The white land fees system, according to Al-Duhaim, is deemed key in achieving market balance. Previously, land prices appreciated while large undeveloped areas remained idle, which effectively froze wealth and hindered its economic role.
He confirmed that these fees incentivize landowners to develop their properties and launch quality projects that support supply-demand balance and meet Riyadh’s future needs, noting that developers view this new system as an opportunity to enter development partnerships with landowners.
Regarding the impact of foreign ownership, Al-Duhaim stated that regional and international experiences, such as in the UAE, Turkey, and Egypt, have shown that clarity in ownership regulations helps create new demand and attract more niches.
Developers in Saudi Arabia, including Liwan, have begun developing projects that appeal to new customers from outside the Kingdom in terms of lifestyle, unit count, and property spaces, catering to both Saudis and non-Saudis, the top executive pointed out.
At present, Liwan’s backlog totals close to SAR 6 billion, while its investment portfolio exceeds SAR 10 billion — allocated for land investments and future acquisitions. Moreover, the Saudi developer has joined forces with some banks and financial institutions in the run-up to entering new real estate projects.
This year, Liwan’s focus is limited to Riyadh. However, it plans to explore opportunities in other cities across the Kingdom starting in 2026, the CEO added, highlighting the company’s plan to develop 10,000 residential units over the next five years.
The Saudi market, according to the top executive, is one of the most promising markets for developers capable of providing high-quality real estate products that meet rising demand, especially amid the transformation seen in Riyadh.
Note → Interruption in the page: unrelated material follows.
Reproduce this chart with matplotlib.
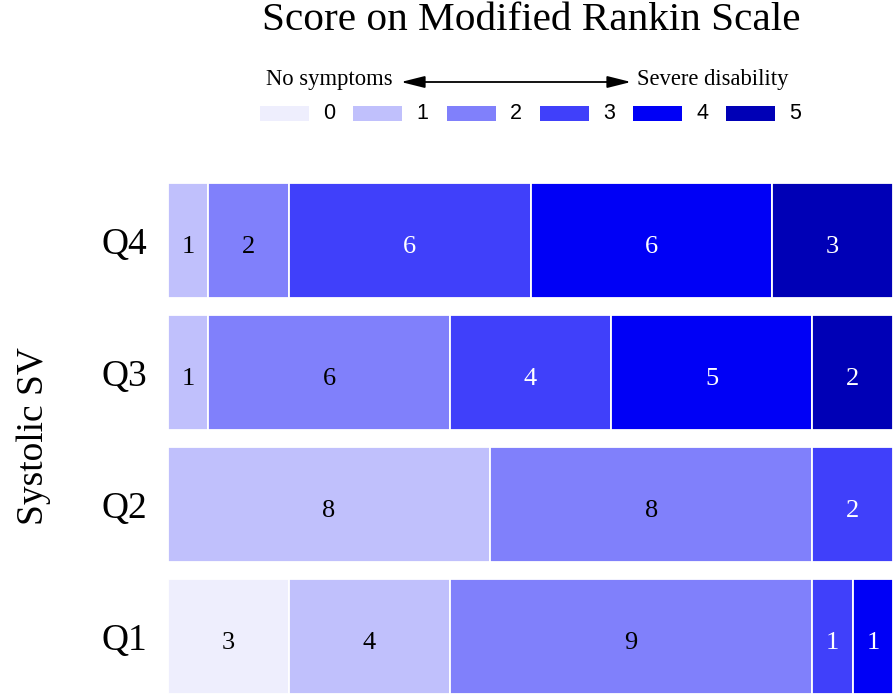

In the coming period, the market attractiveness is likely to persist, thanks to the expansion of high-quality projects and the growth of the investor and user base.
Al-Duhaim added that Liwan is one of the developers specialized in establishing mixed-use complexes on areas starting from 50,000 square meters (sqm). Its goal is to deliver integrated neighborhoods that include commercial, residential, tourism, hotel, and entertainment uses.
Riyadh is currently seeing high demand for quality projects that offer a lifestyle based on access to services within a five-minute walk, which the market requires given the congestion and the escalating demand, he noted.
Liwan leverages more than 25 years of experience outside the Kingdom in developing such modern communities and now seeks to bring these successful models to the Saudi market.
During Cityscape Global 2025, the Saudi developer is showcasing two real estate projects. The first, Liwan Livin, spans approximately 45,000 sqm, with built-up areas exceeding 200,000 sqm, comprising 616 units.
The project’s completion rate reached about 50%, with 100% of the structural works and about 20% of the finishing works done. It is targeted for delivery by the end of 2026, the CEO revealed.
Roughly 70% of the project’s units have been sold for approximately SAR 1 billion. The remaining units (valued at around SAR 500 million) are anticipated to be sold within the next three months.
As for the second project, the top executive mentioned that it was acquired prior to the last quarter, featuring a land area of about 150,000 sqm.
Liwan is currently coordinating with the relevant authorities, including the Royal Commission for Riyadh City (RCRC), to secure the required permits for developing nearly 2,500 units designed for hotel, office, administrative, commercial, educational, and residential uses.
Speaking of the company’s projects, Al-Duhaim described demand for quality projects in Riyadh as “extremely high”, noting that Liwan targets high financial capacity segments of customers.
He cited data from the Ministry of Municipalities and Housing (MOMAH) and the Real Estate General Authority (REGA), indicating a need exceeding 200,000 housing requests in Riyadh, reflecting a clear supply-demand gap.
The 50% completion of the Liwan Livin project’s concrete structure, besides the 70% sale of units, is evidence of strong demand, the CEO stressed, expecting that raising foreign ownership caps will underpin demand and attract new users.